Software development is a creative endeavor, which makes it risky. It’s rare to know exactly what needs to be developed when the project begins. So decisions are made on the fly or modified when necessary, users give feedback that changes how a feature works, and new features come to mind midway through development. This is all great, as it will lead to a better end product.
However, this adaptation to change does not come without a cost. The new feature you realized you needed will often mean an existing feature needs to get axed. The user feedback you received means something already developed needs to be tossed out or modified to work in a way users expect. The decision you changed your mind about needs to get communicated out to the team and properly tracked.
Handling this change properly is a tough job when it goes across one platform. But when developing for multiple platforms simultaneously, the cost of those decisions is magnified significantly. This has been a problem that we wanted to address to both allow for change while not having to punish our clients for making these new decisions.

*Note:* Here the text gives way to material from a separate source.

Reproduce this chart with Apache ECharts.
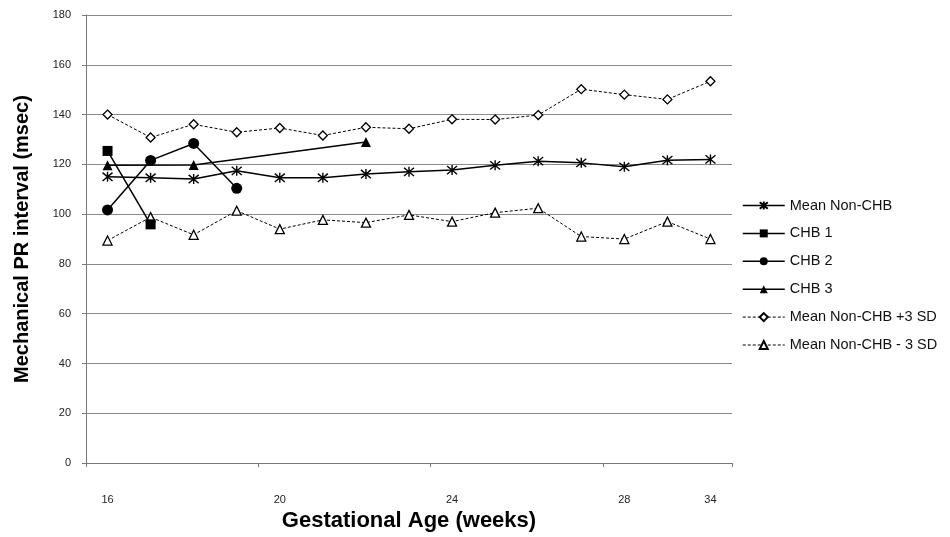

What we have been experimenting with lately is starting development on one platform, letting it get sufficiently ahead, and then beginning development on the remaining platforms. This significantly cuts the cost of the changes and eases the communication overhead of handling multiple platforms simultaneously.
In some cases, we have finished the entire app on one platform before moving on to the next platforms. In other cases, we let one platform lead the way by a number of weeks and then begin development on the remaining platforms.
We are early in our experimentation, but so far we have noted significant increases in both quality of apps, and happiness of our clients and development team. Change is needed but change is hard. When we can limit the amount of change, it eases pressure on both sides and leads to a higher quality end product.
And since quality is our focus, we’re happy with that result!